▸ **Data supplied**:
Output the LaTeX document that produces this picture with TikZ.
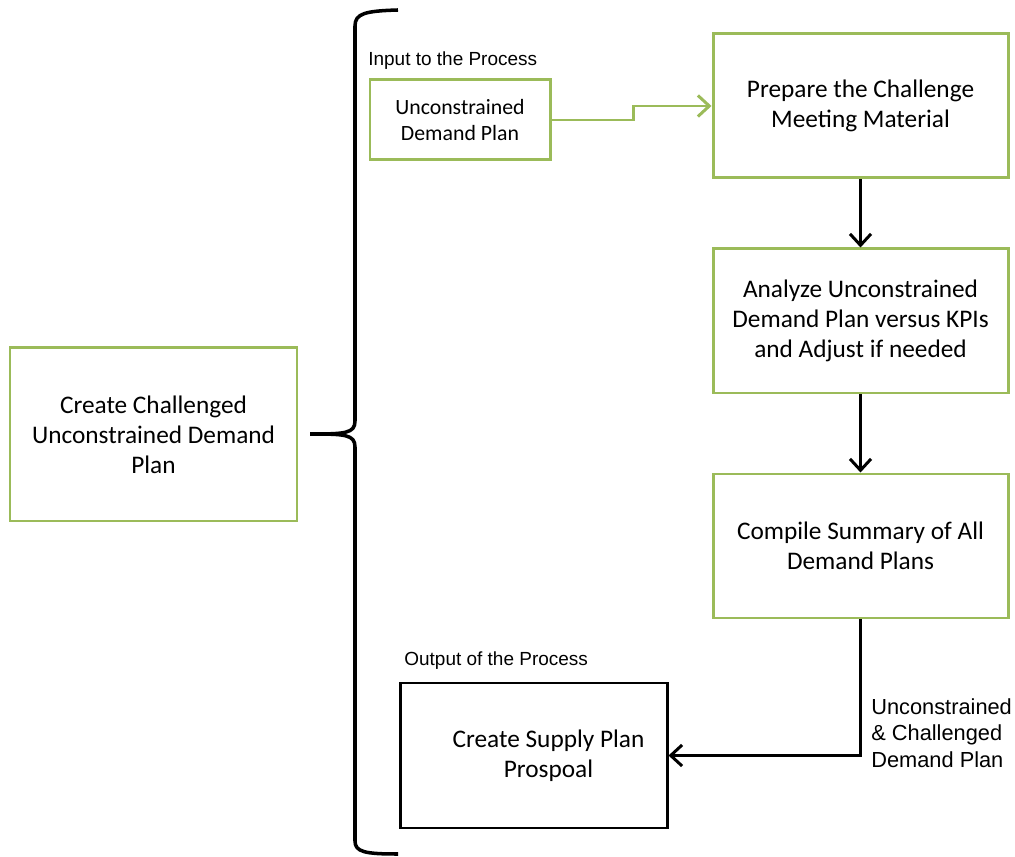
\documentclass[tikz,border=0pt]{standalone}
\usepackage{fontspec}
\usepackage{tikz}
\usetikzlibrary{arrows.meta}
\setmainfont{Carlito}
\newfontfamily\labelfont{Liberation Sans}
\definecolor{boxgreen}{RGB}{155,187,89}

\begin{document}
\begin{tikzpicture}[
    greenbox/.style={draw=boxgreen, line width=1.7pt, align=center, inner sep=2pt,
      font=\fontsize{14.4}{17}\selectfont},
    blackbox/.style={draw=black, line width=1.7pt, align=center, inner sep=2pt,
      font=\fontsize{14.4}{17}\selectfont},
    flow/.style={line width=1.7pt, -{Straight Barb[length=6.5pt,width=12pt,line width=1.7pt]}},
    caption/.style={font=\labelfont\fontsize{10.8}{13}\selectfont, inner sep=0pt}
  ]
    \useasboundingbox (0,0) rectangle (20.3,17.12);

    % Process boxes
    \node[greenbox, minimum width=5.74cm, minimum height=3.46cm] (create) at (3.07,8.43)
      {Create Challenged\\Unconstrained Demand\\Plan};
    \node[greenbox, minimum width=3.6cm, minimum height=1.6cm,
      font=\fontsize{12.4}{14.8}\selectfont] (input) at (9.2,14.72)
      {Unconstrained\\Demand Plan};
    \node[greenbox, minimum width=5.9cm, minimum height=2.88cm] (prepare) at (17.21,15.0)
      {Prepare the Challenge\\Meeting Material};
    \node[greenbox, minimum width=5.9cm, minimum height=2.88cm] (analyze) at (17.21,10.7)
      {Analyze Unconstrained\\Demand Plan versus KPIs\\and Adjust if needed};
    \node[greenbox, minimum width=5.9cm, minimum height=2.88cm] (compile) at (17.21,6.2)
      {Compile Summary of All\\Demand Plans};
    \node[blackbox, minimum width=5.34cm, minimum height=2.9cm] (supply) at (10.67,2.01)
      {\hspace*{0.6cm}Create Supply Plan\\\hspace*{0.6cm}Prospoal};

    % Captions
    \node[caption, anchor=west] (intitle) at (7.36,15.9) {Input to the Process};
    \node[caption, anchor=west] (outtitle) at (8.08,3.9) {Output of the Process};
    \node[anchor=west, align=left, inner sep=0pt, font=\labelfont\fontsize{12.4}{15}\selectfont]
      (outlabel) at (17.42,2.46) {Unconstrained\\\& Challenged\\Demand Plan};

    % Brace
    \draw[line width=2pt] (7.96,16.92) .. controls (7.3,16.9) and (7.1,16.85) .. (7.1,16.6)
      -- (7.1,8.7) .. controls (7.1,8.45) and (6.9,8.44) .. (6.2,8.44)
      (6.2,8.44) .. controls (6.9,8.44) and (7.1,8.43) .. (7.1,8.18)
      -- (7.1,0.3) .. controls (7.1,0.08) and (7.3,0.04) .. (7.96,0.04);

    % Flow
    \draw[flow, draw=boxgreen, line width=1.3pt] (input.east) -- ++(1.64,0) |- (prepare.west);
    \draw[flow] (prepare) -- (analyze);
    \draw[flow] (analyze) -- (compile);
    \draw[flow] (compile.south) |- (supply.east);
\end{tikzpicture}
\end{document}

...

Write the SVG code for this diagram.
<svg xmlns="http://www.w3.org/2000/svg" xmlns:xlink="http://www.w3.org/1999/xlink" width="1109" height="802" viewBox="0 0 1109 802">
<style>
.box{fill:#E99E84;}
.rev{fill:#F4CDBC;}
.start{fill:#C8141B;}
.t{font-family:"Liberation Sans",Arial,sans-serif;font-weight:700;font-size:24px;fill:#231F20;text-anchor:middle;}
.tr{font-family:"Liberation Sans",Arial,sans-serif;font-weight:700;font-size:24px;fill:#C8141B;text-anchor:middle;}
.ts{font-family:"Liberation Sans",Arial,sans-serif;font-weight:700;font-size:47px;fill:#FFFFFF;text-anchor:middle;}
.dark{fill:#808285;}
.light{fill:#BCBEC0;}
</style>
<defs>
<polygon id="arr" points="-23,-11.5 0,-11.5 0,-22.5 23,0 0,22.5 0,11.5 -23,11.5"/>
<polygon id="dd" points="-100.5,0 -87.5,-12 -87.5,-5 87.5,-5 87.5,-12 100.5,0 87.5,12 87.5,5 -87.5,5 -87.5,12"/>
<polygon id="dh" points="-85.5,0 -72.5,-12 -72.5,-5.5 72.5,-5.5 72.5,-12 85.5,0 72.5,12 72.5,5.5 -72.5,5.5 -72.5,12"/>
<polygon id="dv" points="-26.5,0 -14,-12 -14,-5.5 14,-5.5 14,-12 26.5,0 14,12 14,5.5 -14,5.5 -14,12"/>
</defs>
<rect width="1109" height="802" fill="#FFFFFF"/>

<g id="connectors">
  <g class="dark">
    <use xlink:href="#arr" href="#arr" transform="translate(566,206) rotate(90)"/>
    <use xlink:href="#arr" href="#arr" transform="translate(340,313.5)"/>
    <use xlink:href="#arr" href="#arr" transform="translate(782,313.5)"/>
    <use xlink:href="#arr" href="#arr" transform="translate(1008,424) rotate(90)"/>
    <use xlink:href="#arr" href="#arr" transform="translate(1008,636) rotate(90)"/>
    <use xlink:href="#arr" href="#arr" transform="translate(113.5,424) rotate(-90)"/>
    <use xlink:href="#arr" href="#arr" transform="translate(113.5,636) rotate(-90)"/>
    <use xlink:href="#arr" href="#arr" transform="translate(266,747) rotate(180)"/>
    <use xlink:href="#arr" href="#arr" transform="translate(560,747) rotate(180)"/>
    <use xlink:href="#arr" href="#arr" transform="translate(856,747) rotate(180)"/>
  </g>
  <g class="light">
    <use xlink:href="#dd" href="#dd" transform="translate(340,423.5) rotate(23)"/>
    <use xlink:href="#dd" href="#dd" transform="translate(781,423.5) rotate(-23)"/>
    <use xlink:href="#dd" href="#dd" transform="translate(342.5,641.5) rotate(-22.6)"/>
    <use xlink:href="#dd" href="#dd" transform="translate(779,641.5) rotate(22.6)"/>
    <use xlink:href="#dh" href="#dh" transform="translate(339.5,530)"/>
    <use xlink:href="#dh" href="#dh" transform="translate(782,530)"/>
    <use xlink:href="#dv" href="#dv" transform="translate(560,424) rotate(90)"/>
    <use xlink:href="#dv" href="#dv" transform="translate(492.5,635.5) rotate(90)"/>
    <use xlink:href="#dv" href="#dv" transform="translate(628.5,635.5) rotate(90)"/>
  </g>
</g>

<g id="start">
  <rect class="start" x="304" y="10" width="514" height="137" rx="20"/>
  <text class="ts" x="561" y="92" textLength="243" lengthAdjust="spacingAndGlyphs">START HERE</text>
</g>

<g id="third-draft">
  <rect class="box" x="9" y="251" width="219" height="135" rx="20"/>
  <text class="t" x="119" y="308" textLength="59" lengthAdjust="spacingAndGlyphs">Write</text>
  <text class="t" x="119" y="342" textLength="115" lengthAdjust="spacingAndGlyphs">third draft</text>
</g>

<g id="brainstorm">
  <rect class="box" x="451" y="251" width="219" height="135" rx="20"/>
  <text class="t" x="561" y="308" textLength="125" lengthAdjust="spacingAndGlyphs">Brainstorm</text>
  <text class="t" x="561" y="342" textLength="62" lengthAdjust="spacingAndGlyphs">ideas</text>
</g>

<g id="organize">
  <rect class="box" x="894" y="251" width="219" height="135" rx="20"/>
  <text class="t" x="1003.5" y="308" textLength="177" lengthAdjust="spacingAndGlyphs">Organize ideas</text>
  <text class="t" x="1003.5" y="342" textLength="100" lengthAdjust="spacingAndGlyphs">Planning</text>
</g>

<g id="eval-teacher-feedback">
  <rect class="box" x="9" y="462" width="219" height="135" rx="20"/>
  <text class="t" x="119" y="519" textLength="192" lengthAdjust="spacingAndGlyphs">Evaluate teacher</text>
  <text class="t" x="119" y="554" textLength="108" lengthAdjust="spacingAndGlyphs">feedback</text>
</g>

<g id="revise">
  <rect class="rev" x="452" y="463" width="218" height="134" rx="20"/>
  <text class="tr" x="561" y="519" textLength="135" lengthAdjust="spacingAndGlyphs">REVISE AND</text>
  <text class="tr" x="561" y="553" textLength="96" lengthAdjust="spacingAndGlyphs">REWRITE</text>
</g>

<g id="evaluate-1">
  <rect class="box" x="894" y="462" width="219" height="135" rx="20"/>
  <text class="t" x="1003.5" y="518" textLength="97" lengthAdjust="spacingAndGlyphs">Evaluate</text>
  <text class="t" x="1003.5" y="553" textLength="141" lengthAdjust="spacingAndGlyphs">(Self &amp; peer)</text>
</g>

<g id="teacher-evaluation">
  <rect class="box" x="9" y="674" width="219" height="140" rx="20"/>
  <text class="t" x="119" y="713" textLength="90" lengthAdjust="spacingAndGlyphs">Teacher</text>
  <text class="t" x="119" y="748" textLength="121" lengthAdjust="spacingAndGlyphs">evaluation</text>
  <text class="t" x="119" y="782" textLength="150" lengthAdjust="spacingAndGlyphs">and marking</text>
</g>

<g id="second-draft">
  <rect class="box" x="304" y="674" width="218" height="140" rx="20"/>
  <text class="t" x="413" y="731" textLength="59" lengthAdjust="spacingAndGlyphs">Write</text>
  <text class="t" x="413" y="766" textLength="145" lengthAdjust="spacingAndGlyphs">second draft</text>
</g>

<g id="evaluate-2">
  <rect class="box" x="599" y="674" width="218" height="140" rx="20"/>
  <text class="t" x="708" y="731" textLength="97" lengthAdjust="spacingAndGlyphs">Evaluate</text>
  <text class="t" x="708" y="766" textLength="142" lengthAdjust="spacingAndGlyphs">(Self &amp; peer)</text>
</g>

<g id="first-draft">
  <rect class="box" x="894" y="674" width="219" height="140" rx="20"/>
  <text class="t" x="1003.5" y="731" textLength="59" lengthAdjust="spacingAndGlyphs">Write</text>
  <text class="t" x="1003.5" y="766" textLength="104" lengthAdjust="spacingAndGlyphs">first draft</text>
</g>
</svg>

▸ **Brief**: Of the lines above, copy only those from the one holding "Output the LaTeX" to the one holding "(0,0) rectangle (20.3,17.12);", both included, and exclude every image.

▸ **Output for this task**:
Output the LaTeX document that produces this picture with TikZ.
\documentclass[tikz,border=0pt]{standalone}
\usepackage{fontspec}
\usepackage{tikz}
\usetikzlibrary{arrows.meta}
\setmainfont{Carlito}
\newfontfamily\labelfont{Liberation Sans}
\definecolor{boxgreen}{RGB}{155,187,89}

\begin{document}
\begin{tikzpicture}[
    greenbox/.style={draw=boxgreen, line width=1.7pt, align=center, inner sep=2pt,
      font=\fontsize{14.4}{17}\selectfont},
    blackbox/.style={draw=black, line width=1.7pt, align=center, inner sep=2pt,
      font=\fontsize{14.4}{17}\selectfont},
    flow/.style={line width=1.7pt, -{Straight Barb[length=6.5pt,width=12pt,line width=1.7pt]}},
    caption/.style={font=\labelfont\fontsize{10.8}{13}\selectfont, inner sep=0pt}
  ]
    \useasboundingbox (0,0) rectangle (20.3,17.12);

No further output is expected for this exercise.